Last week, Mary Moody Northen Theater’s second show of the season, “The Wolves,” premiered starring a group of girls who take on more than just a rival team. Navigating life and relationships as teenagers in America, nine young women take to the soccer field.
“It’s not about what happens,” senior Lillian Harlow said. “It’s not about soccer, either. I think it really does a good job at showing what young female conversations look like, because it’s written by a woman. I think it does a really good job of cutting a slice of life and showing how girls going into adulthood act and are discovering and experiencing the world.”
The show is about the conversations about growing up and difficult situations handled between teenage girls; it is a telling of girlhood. The entirety of the show takes place at soccer practice, something the cast said didn’t come easy.
“I’ve never played soccer before,” senior Vivi Verges said. “This was my first time ever learning anything about soccer. I literally knew nothing about the game. I literally started from ground zero, but it was a really fun ride.”
Fellow MMNT actor Christian Meaux collaborated with the cast to teach them how to play.
“He played soccer for nine years and came in and worked with us every single day,” Harlow said. “So at the beginning of rehearsal, we had a whole hour we dedicated to soccer drills and running soccer, and our bodies hurt.”
According to Verges, the key to turning out a good show wasn’t just in learning soccer. Before the girls could think about walking out onto that field, they had to learn the script in depth.

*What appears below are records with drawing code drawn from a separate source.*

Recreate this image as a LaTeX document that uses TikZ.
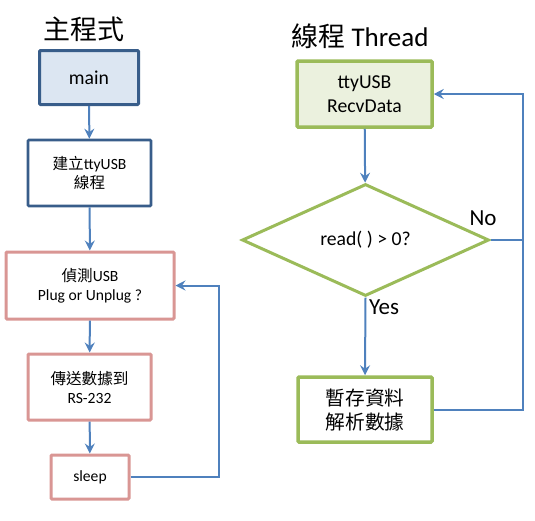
\documentclass[tikz,border=0pt]{standalone}
\usepackage{fontspec}
\setmainfont{Carlito}
\newfontfamily\cjk{Noto Sans CJK TC}
\usepackage{tikz}
\usetikzlibrary{arrows.meta, positioning, shapes.geometric}

\definecolor{mainfill}{HTML}{DCE6F2}
\definecolor{mainline}{HTML}{385D8A}
\definecolor{pinkline}{HTML}{D99694}
\definecolor{greenline}{HTML}{9BBB59}
\definecolor{greenfill}{HTML}{EBF1DE}
\definecolor{flowblue}{HTML}{4F81BD}

\begin{document}
\begin{tikzpicture}[
  x=1pt, y=-1pt,
  box/.style={draw, rounded corners=1pt, align=center, font=\fontsize{15.6}{19}\selectfont,
              inner sep=0pt},
  bigtext/.style={font=\fontsize{19.7}{24}\selectfont},
  mainbox/.style={box, bigtext, fill=mainfill, draw=mainline, line width=3pt},
  bluebox/.style={box, fill=white, draw=mainline, line width=2.7pt},
  pinkbox/.style={box, fill=white, draw=pinkline, line width=3pt},
  greenbox/.style={box, bigtext, draw=greenline, line width=3.5pt},
  decision/.style={diamond, draw=greenline, line width=3pt, fill=white,
              bigtext, inner sep=0pt},
  title/.style={font=\fontsize{27}{32}\selectfont},
  answer/.style={font=\fontsize{23}{27}\selectfont},
  arr/.style={-{Stealth[length=10pt, width=10pt, inset=3.5pt]}, line width=2pt, flowblue},
  loopline/.style={line width=2pt, flowblue},
]
\useasboundingbox (0,0) rectangle (535,520);

% --- main program, left column ---
\node[title] (maintitle) at (84,29) {\cjk 主程式};
\node[mainbox, minimum width=99pt, minimum height=54pt] (main) at (89,77.5) {main};
\node[bluebox, minimum width=123pt, minimum height=66pt] (mkthread) at (89.5,173)
  {{\cjk 建立}ttyUSB\\ {\cjk 線程}};
\node[pinkbox, minimum width=168pt, minimum height=67pt] (detect) at (90,285.5)
  {{\cjk 偵測}USB\\ Plug or Unplug ?};
\node[pinkbox, minimum width=123pt, minimum height=66pt] (send) at (89.5,387)
  {{\cjk 傳送數據到}\\ RS-232};
\node[pinkbox, minimum width=78pt, minimum height=44pt] (sleep) at (90,477) {sleep};

% --- thread, right column ---
\node[title] (threadtitle) at (360,36) {{\cjk 線程} Thread};
\node[greenbox, fill=greenfill, minimum width=135pt, minimum height=66pt] (recv) at (364.5,94)
  {ttyUSB\\ RecvData};
\node[decision, minimum width=247pt, minimum height=112pt] (check) at (365.5,240)
  {read( ) > 0?};
\node[greenbox, fill=white, minimum width=134pt, minimum height=65pt] (store) at (365,409.5)
  {{\cjk 暫存資料}\\ {\cjk 解析數據}};
\node[answer] (no) at (483,218) {No};
\node[answer] (yes) at (384,307) {Yes};
\coordinate (rightrail) at (523,0);
\coordinate (leftrail) at (219,0);

% --- main program wiring ---
\draw[arr] (main) -- (mkthread);
\draw[arr] (mkthread) -- (detect);
\draw[arr] (detect) -- (send);
\draw[arr] (send) -- (sleep);
\draw[arr] (sleep.east) -- (sleep.east -| leftrail) -- (detect.east -| leftrail)
  -- (detect.east);

% --- thread wiring ---
\draw[arr] (recv) -- (check);
\draw[arr] (check.south) -- (store.north);
\draw[loopline] (check.east) -- (check.east -| rightrail);
\draw[arr] (store.east) -- (store.east -| rightrail) -- (recv.east -| rightrail) -- (recv.east);

\end{tikzpicture}
\end{document}
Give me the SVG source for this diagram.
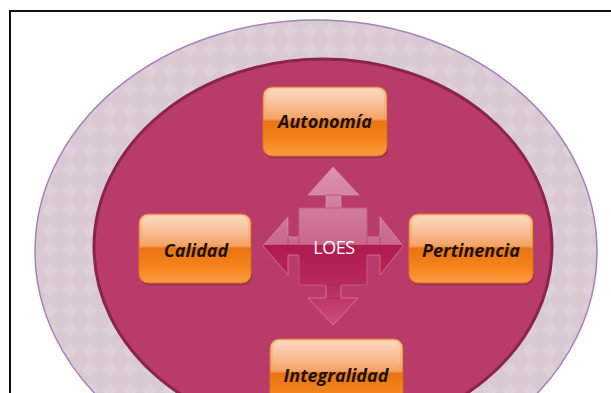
<svg xmlns="http://www.w3.org/2000/svg" width="611" height="393" viewBox="0 0 611 393">
<defs>
<style>
.lbl{font-family:"Open Sans","Liberation Sans",sans-serif;font-weight:bold;font-style:italic;font-size:18px;fill:#1a1208;text-anchor:middle}
.box{fill:url(#og);stroke:#d9742a;stroke-width:1}
.shadow{fill:#7a2a30;opacity:0.55}
.gloss{fill:url(#gl)}
</style>
<linearGradient id="og" x1="0" y1="0" x2="0" y2="1">
<stop offset="0" stop-color="#fbc4a0"/>
<stop offset="0.46" stop-color="#f5a468"/>
<stop offset="0.5" stop-color="#ea7412"/>
<stop offset="0.75" stop-color="#f4821a"/>
<stop offset="1" stop-color="#fb9b40"/>
</linearGradient>
<linearGradient id="gl" x1="0" y1="0" x2="0" y2="1">
<stop offset="0" stop-color="#ffffff" stop-opacity="0.35"/>
<stop offset="1" stop-color="#ffffff" stop-opacity="0"/>
</linearGradient>
<linearGradient id="ag" x1="0" y1="167" x2="0" y2="325" gradientUnits="userSpaceOnUse">
<stop offset="0" stop-color="#dc93ae"/>
<stop offset="0.49" stop-color="#c8678c"/>
<stop offset="0.495" stop-color="#b01a4f"/>
<stop offset="0.75" stop-color="#b82a5c"/>
<stop offset="1" stop-color="#cc4f80"/>
</linearGradient>
<pattern id="dia" width="20" height="20" patternUnits="userSpaceOnUse">
<rect width="20" height="20" fill="#d8c9d3"/>
<path d="M10 2 L18 10 L10 18 L2 10 Z" fill="#ddd0d9"/>
</pattern>
</defs>
<rect x="0" y="0" width="611" height="393" fill="#ffffff"/>
<rect x="10" y="11" width="620" height="420" fill="none" stroke="#111111" stroke-width="2"/>
<g id="ring">
<ellipse cx="316" cy="251" rx="281" ry="231" fill="url(#dia)" stroke="#a681bd" stroke-width="1.5"/>
</g>
<g id="inner">
<ellipse cx="323" cy="247" rx="229" ry="188" fill="#b93b69" stroke="#8a2350" stroke-width="3"/>
</g>
<g id="connectors">
<path d="M333 167 L359 195 L341 195 L341 208 L367 208 L367 237 L380 237 L380 217 L403 246 L380 275 L380 255 L367 255 L367 285 L341 285 L341 298 L358 298 L333 325 L308 298 L326 298 L326 285 L299 285 L299 255 L288 255 L288 275 L263 246 L288 217 L288 237 L299 237 L299 208 L326 208 L326 195 L308 195 Z" fill="url(#ag)" stroke="#e7a6bf" stroke-opacity="0.5" stroke-width="1"/>
<path d="M299 208 L367 208 L367 285 L299 285 Z M326 195 L341 195 M326 298 L341 298 M288 237 L288 255 M380 237 L380 255" fill="none" stroke="#a3234f" stroke-opacity="0.45" stroke-width="1"/>
</g>
<g id="loes">
<text x="334" y="254" font-family="Open Sans, Liberation Sans, sans-serif" font-size="18" letter-spacing="-0.5" fill="#ffffff" text-anchor="middle">LOES</text>
</g>
<g id="autonomia">
<rect class="shadow" x="264" y="89" width="124" height="69" rx="9"/>
<rect class="box" x="263" y="87" width="124" height="69" rx="9"/>
<rect class="gloss" x="266" y="89" width="118" height="28" rx="7"/>
<text class="lbl" x="325" y="128">Autonomía</text>
</g>
<g id="calidad">
<rect class="shadow" x="140" y="216" width="112" height="69" rx="9"/>
<rect class="box" x="139" y="214" width="112" height="69" rx="9"/>
<rect class="gloss" x="142" y="216" width="106" height="28" rx="7"/>
<text class="lbl" x="196" y="257">Calidad</text>
</g>
<g id="pertinencia">
<rect class="shadow" x="410" y="216" width="124" height="69" rx="9"/>
<rect class="box" x="409" y="214" width="124" height="69" rx="9"/>
<rect class="gloss" x="412" y="216" width="118" height="28" rx="7"/>
<text class="lbl" x="471" y="257">Pertinencia</text>
</g>
<g id="integralidad">
<rect class="shadow" x="271" y="341" width="133" height="69" rx="9"/>
<rect class="box" x="270" y="339" width="133" height="69" rx="9"/>
<rect class="gloss" x="273" y="341" width="127" height="28" rx="7"/>
<text class="lbl" x="336" y="382">Integralidad</text>
</g>
</svg>
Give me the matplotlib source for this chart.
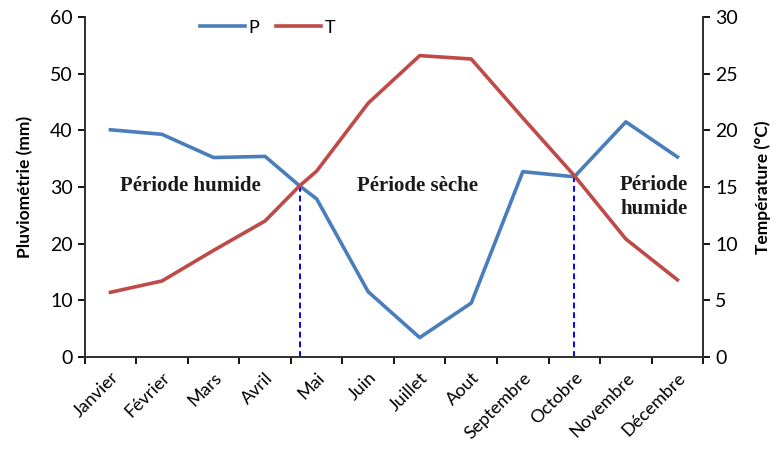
import matplotlib.pyplot as plt
import numpy as np

# Mois
mois = ['Janvier', 'Février', 'Mars', 'Avril', 'Mai', 'Juin', 'Juillet',
        'Aout', 'Septembre', 'Octobre', 'Novembre', 'Décembre']

# positions des points (le point supplémentaire correspond au croisement avril/mai)
pos = [0, 1, 2, 3, 3.67, 4, 5, 6, 7, 8, 9, 10, 11]
# Pluviométrie (mm)
P = [40.1, 39.3, 35.2, 35.4, 30.2, 27.9, 11.5, 3.4, 9.5, 32.7, 31.8, 41.5, 35.3]
# Température (°C)
T = [5.7, 6.7, 9.4, 12.0, 15.1, 16.4, 22.4, 26.6, 26.3, 21.1, 16.0, 10.4, 6.8]

# limites des périodes (croisements P = 2T)
croisements_x = [3.67, 9]
croisements_p = [30.2, 31.8]

bleu = '#4A7EBB'
rouge = '#BE4B48'

plt.rcParams['font.family'] = ['Lato', 'DejaVu Sans']

fig = plt.figure(figsize=(7.77, 4.5), dpi=100)
ax = fig.add_axes([0.109, 0.207, 0.796, 0.755])
ax2 = ax.twinx()

lp, = ax.plot(pos, P, color=bleu, linewidth=2.6, label='P')
lt, = ax2.plot(pos, T, color=rouge, linewidth=2.6, label='T')

for cx, cp in zip(croisements_x, croisements_p):
    ax.plot([cx, cx], [0, cp], color='#0000FF', linestyle=(0, (3, 2)), linewidth=1.4)

ax.set_xlim(-0.5, 11.5)
ax.set_ylim(0, 60)
ax2.set_ylim(0, 30)
ax.set_yticks(np.arange(0, 61, 10))
ax2.set_yticks(np.arange(0, 31, 5))

ax.set_xticks(range(12))
ax.set_xticklabels(mois, rotation=45, ha='right', rotation_mode='anchor', fontsize=13)
ax.set_xticks(np.arange(-0.5, 12, 1), minor=True)
ax.tick_params(axis='x', which='major', length=0, pad=9)
ax.tick_params(axis='x', which='minor', length=5, width=1.3, direction='out')
ax.tick_params(axis='y', labelsize=14, length=5, width=1.3)
ax2.tick_params(axis='y', labelsize=14, length=5, width=1.3)

for a in (ax, ax2):
    a.spines['top'].set_visible(False)
    for s in ('left', 'right', 'bottom'):
        a.spines[s].set_linewidth(1.4)
        a.spines[s].set_color('#333333')

ax.set_ylabel('Pluviométrie (mm)', fontsize=12.5, fontweight='bold', labelpad=12)
ax2.set_ylabel('Température (°C)', fontsize=12.5, fontweight='bold', labelpad=12)

serif = dict(family='Liberation Serif', fontweight='bold', fontsize=15, ha='center', va='center',
             color='#1a1a1a')
ax.text(1.55, 30.1, 'Période humide', **serif)
ax.text(5.95, 30.1, 'Période sèche', **serif)
ax.text(10.55, 28.2, 'Période\nhumide', linespacing=1.25, **serif)

ax.legend(handles=[lp, lt], loc='upper left', bbox_to_anchor=(0.16, 1.04), ncol=2,
          frameon=False, fontsize=13, handlelength=2.5, handletextpad=0.2, columnspacing=0.9)

fig.savefig('out.png', dpi=100)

While soccer plays a large role in the aesthetic and motivations of the show, the dialogue was paramount to perfect.
“I think also one of the challenges with this show is we physically could not get up on our feet and block the show until we were intensely, intensely familiar with the script,” Verges said. “Because like if we went up there and didn’t know anything about the script and tried to learn the soccer drills, we would have been a hot mess.”
Blocking in a production is when the director and actors work on how characters will move throughout the show. Blocking soccer within the show works as a vessel to show viewers the casual, and sometimes not-so-casual, conversations conducted within female relationships. It sets the stage for the discussions about abortion, sex and female friendships that are happening among women all over the world.
“It’s a play about women written by women,” junior Anna Southern said. “I think, you know, anyone can come see it. But I think specifically, it’s important for young women, older women and just any woman to come and just revisit those conversations that they had when they were younger, and finally see something that really happened on stage.”
The show also sheds light on femininity in ways that feel close to most women.
“I also feel like this show is different from anything we’ve ever done at MMNT,” Verges said. “We’ve never done a show, at least that I’m aware of, that (has) been only women. The show is completely outside of the male gaze, which I think is a rarity in modern playwriting to see that. So that’s why it’s unlike, I think, anything St. Ed’s has ever done; anything I’ve ever done personally.”
“The Wolves” is showing for one more weekend and tickets can be bought online.